■ GOAL
Write out the listing below without alteration, omitting its pictures.

■ COLLECTED MATERIAL

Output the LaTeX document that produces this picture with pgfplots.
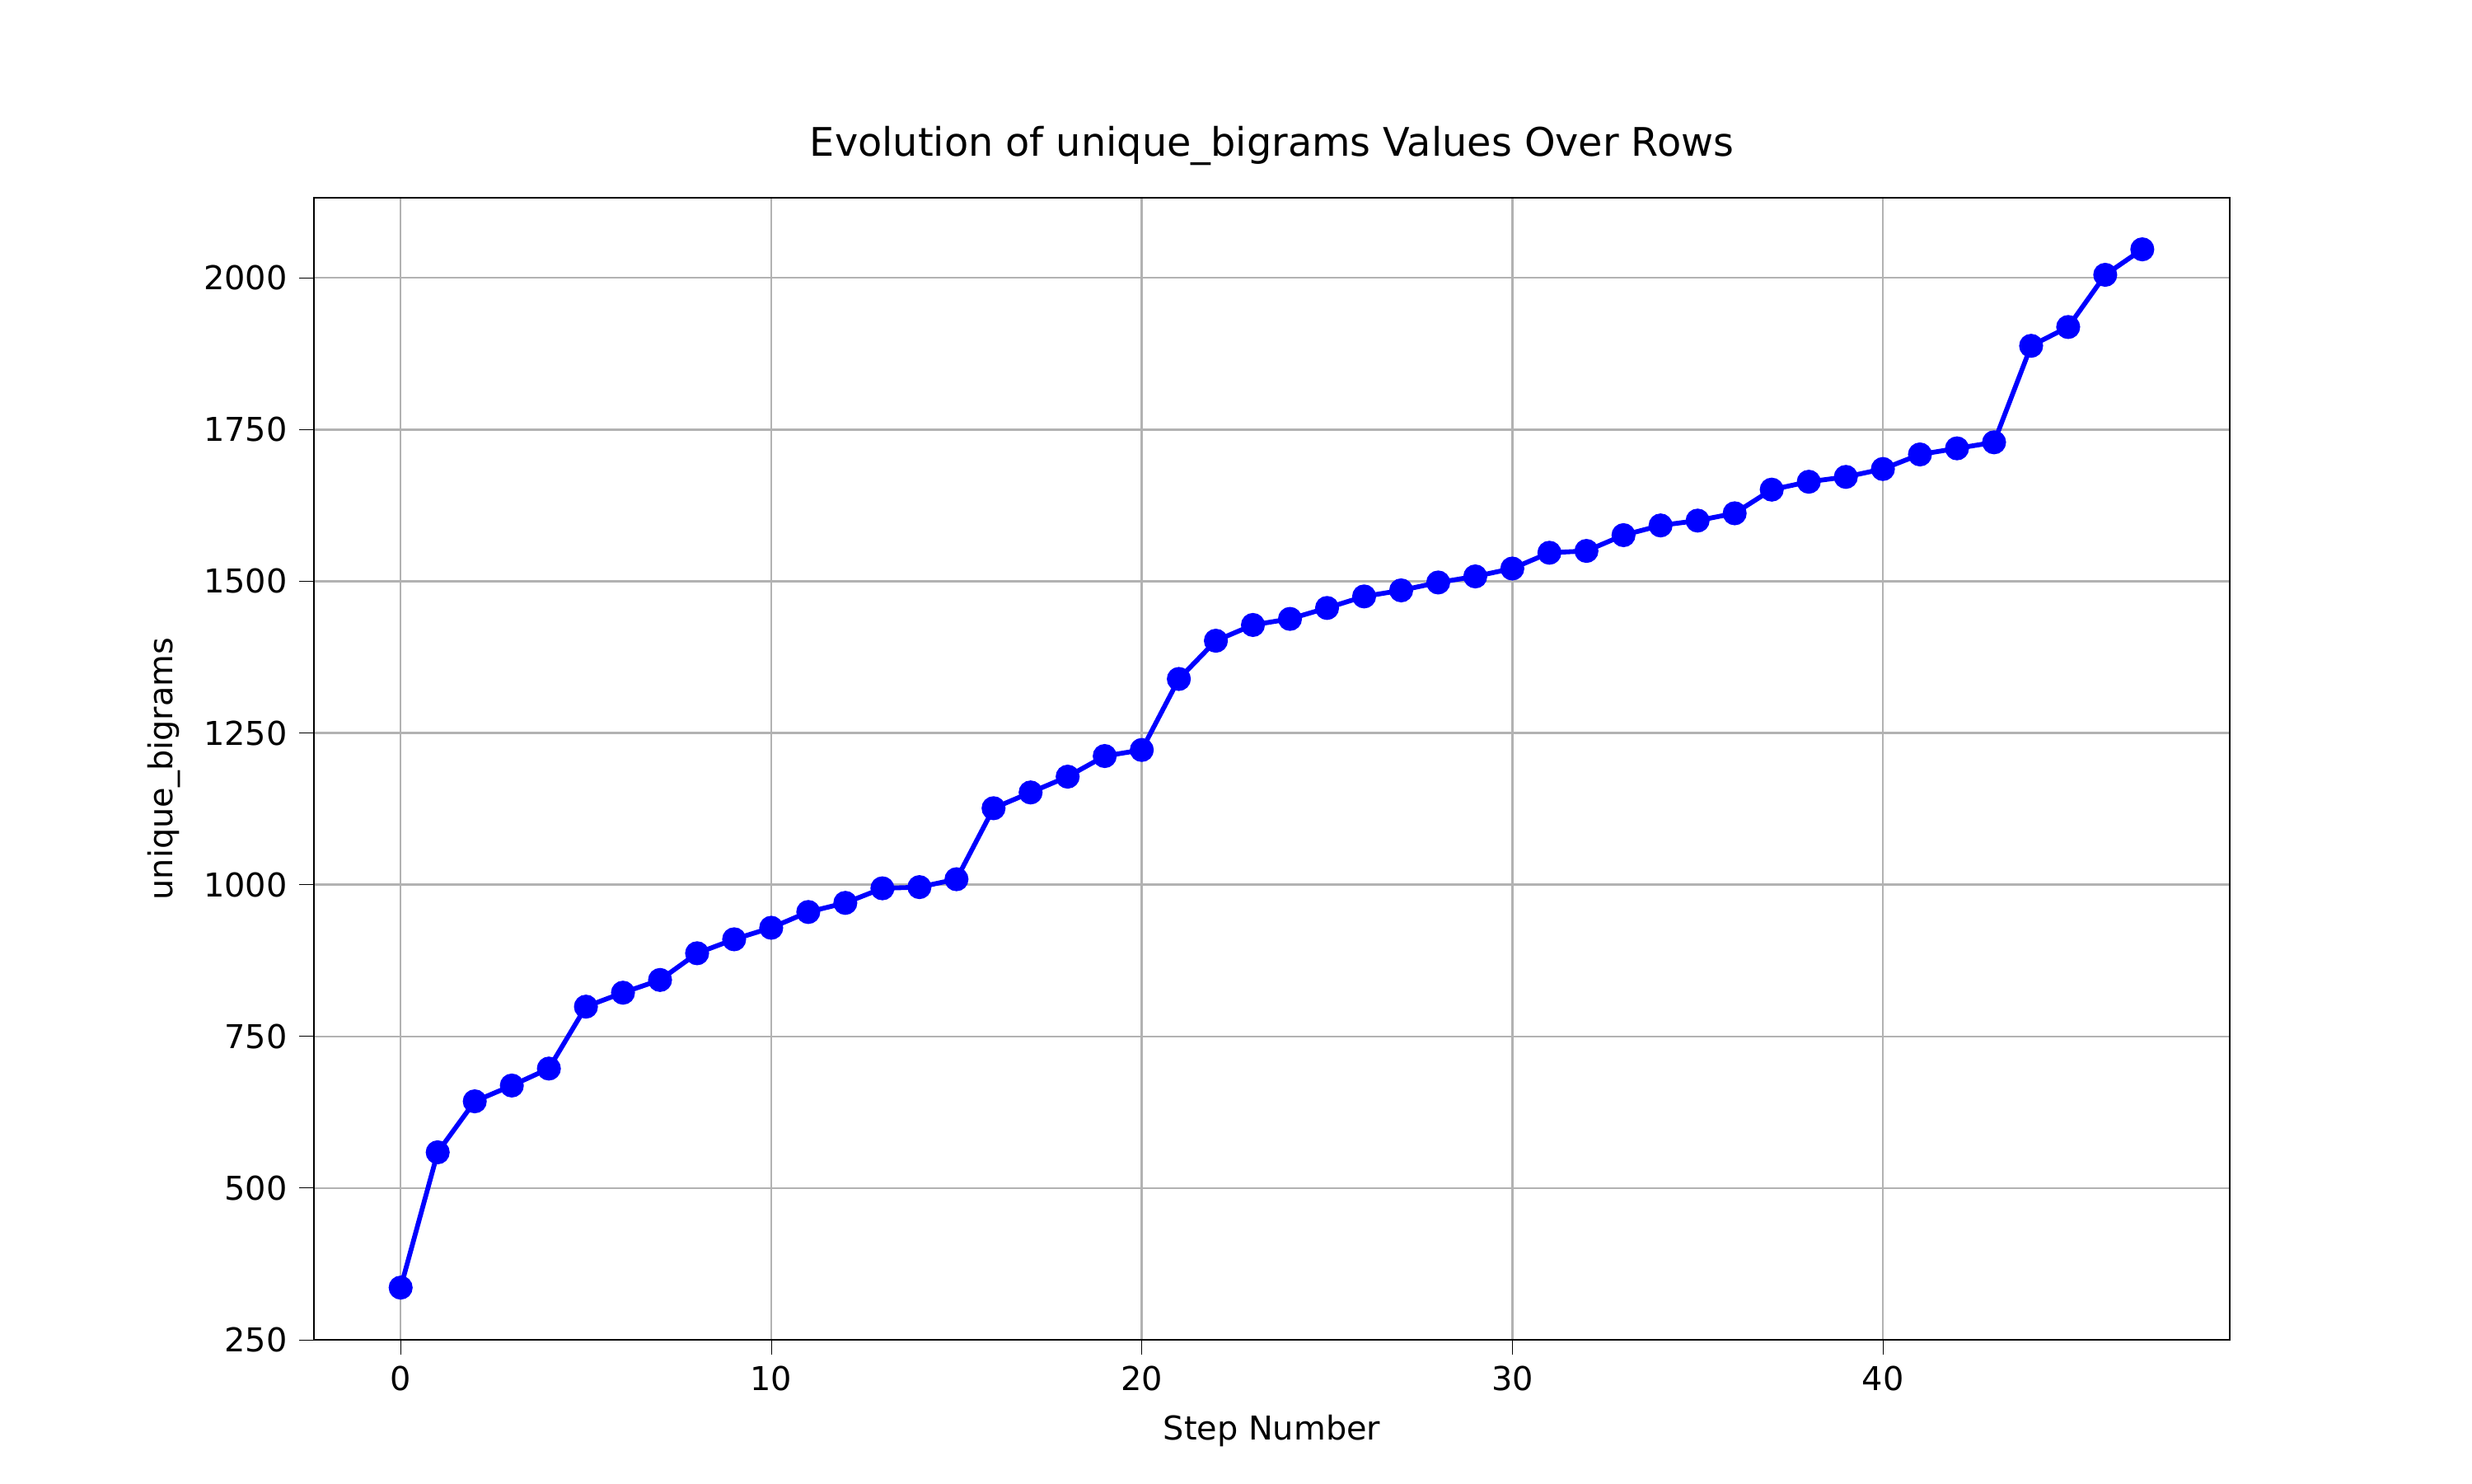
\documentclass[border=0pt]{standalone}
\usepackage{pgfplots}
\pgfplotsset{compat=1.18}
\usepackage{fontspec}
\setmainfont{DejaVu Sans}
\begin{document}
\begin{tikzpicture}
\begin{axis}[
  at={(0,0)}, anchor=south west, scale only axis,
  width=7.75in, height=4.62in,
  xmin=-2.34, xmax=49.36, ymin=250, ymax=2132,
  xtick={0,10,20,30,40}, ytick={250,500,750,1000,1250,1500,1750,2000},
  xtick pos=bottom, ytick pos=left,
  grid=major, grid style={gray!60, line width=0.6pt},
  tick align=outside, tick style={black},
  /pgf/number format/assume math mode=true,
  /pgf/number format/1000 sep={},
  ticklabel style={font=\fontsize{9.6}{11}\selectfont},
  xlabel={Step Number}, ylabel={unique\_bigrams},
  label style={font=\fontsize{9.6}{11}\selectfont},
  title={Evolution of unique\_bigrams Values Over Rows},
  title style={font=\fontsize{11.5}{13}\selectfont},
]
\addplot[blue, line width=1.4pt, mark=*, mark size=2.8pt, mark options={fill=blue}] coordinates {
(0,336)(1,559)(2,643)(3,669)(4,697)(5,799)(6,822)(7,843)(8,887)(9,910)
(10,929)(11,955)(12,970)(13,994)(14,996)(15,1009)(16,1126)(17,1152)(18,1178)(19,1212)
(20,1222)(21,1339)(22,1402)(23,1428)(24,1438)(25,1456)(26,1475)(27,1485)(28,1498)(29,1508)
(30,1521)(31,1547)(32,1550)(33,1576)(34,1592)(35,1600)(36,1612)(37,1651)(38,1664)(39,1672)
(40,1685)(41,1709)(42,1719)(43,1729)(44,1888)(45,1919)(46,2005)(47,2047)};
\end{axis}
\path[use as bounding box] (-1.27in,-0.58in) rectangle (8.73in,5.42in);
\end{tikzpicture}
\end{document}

■ SOLUTION TO THIS TASK
Output the LaTeX document that produces this picture with pgfplots.
\documentclass[border=0pt]{standalone}
\usepackage{pgfplots}
\pgfplotsset{compat=1.18}
\usepackage{fontspec}
\setmainfont{DejaVu Sans}
\begin{document}
\begin{tikzpicture}
\begin{axis}[
  at={(0,0)}, anchor=south west, scale only axis,
  width=7.75in, height=4.62in,
  xmin=-2.34, xmax=49.36, ymin=250, ymax=2132,
  xtick={0,10,20,30,40}, ytick={250,500,750,1000,1250,1500,1750,2000},
  xtick pos=bottom, ytick pos=left,
  grid=major, grid style={gray!60, line width=0.6pt},
  tick align=outside, tick style={black},
  /pgf/number format/assume math mode=true,
  /pgf/number format/1000 sep={},
  ticklabel style={font=\fontsize{9.6}{11}\selectfont},
  xlabel={Step Number}, ylabel={unique\_bigrams},
  label style={font=\fontsize{9.6}{11}\selectfont},
  title={Evolution of unique\_bigrams Values Over Rows},
  title style={font=\fontsize{11.5}{13}\selectfont},
]
\addplot[blue, line width=1.4pt, mark=*, mark size=2.8pt, mark options={fill=blue}] coordinates {
(0,336)(1,559)(2,643)(3,669)(4,697)(5,799)(6,822)(7,843)(8,887)(9,910)
(10,929)(11,955)(12,970)(13,994)(14,996)(15,1009)(16,1126)(17,1152)(18,1178)(19,1212)
(20,1222)(21,1339)(22,1402)(23,1428)(24,1438)(25,1456)(26,1475)(27,1485)(28,1498)(29,1508)
(30,1521)(31,1547)(32,1550)(33,1576)(34,1592)(35,1600)(36,1612)(37,1651)(38,1664)(39,1672)
(40,1685)(41,1709)(42,1719)(43,1729)(44,1888)(45,1919)(46,2005)(47,2047)};
\end{axis}
\path[use as bounding box] (-1.27in,-0.58in) rectangle (8.73in,5.42in);
\end{tikzpicture}
\end{document}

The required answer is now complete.